Our foodstuffs have become valuable bargaining chips in the ongoing worldwide energy game. As corn crops have been diverted for use as biofuels prices have skyrocketed and those trans fat alternatives are now financially out of reach for some food manufacturers.

ERM BioSource, of Vancouver, is watching their “Convert Campaign” struggle to maintain traction in light of ingredient costs. Ipsos-Reid reports that restaurants are starting to pull out of programs to switch to non-hydrogenated fryer oils as prices internationally for non-hydrogenated oils soar and fluctuate wildly.

There is also evidence that consumers are trading down a bit in terms of where they eat. While Starbucks and casual upscale restaurants seem to be feeling the pinch financially, McDonald’s (sales up 2.9 per cent), Burger King (same-store sales up 5.8 per cent) and Tim Hortons (same-store sales up 3.5 percent) are posting strong growth.

It’s easy to throw up our hands and interpret this evidence as proof that healthy eating’s days are numbered, but that would be short sighted.

In addition to eliminating trans fats from its menu – McDonald’s has continued to provide many healthy options for consumers, as do Burger King and Tim Hortons. Salads and whole-wheat buns reside quite nicely alongside those Big Macs, Whoppers and donuts on their menus.

Restaurants are also finding creative ways to keep food costs down.

In the May 2008 issue of the Ipsos-Reid Food Digest, it’s revealed that steakhouses in the U.S. are offering Buffalo meat as a cheaper alternative to steaks. Seafood houses are serving catfish and many establishments are offering smaller and less expensive portions.

While we may anticipate a consumer revolt for trimming serving sizes, it’s apparently proven to be quite the silver lining. Restaurants are reporting that customers are now spending as much or more than before the change because they’re ordering other items like dessert. Apparently the smaller entrée portions means there’s room left for other menu items.

We’re fortunate in North American society to have plenty of wiggle room in our portion sizes. As serving sizes have ballooned over the last 30 years, so have our waistlines. Those six-ounce cinnamon rolls can easily be cut in half while still being a satisfying indulgence. If we took most of our food items and cut them by half, we’d likely still be in excess of the recommended serving size.

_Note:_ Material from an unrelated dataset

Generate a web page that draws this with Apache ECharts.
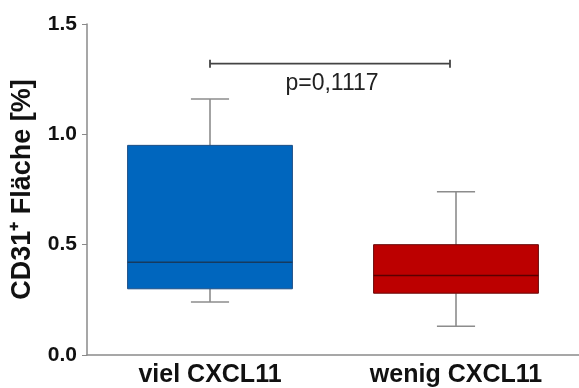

As with many things in life, food trends these days are all about quality over quantity. The small indulgence remains a great way to weather tough economic times.

AC Neilson is calling candy “recession proof” as the category continues grow (three per cent over last year). Neilson reports that consumers are cutting back on driving great distances to save gas while shopping.

The report notes that consumers are spending more at drug and convenience stores featuring large, easy-access candy sections. That one-dollar candy is more affordable than the 15-dollar meal at the drive-through.

Healthy eating or low cost fried foods? Do we really expect consumers to fall squarely into one category or another?

Look for consumers to trade up and down throughout the day. The same person may have a scrambled egg and whole-wheat toast for breakfast and deep fried chicken and chocolate cake for lunch. Give them options, control costs through portion sizes and maybe our wallets and our waistlines will weather the financial squeeze together just fine.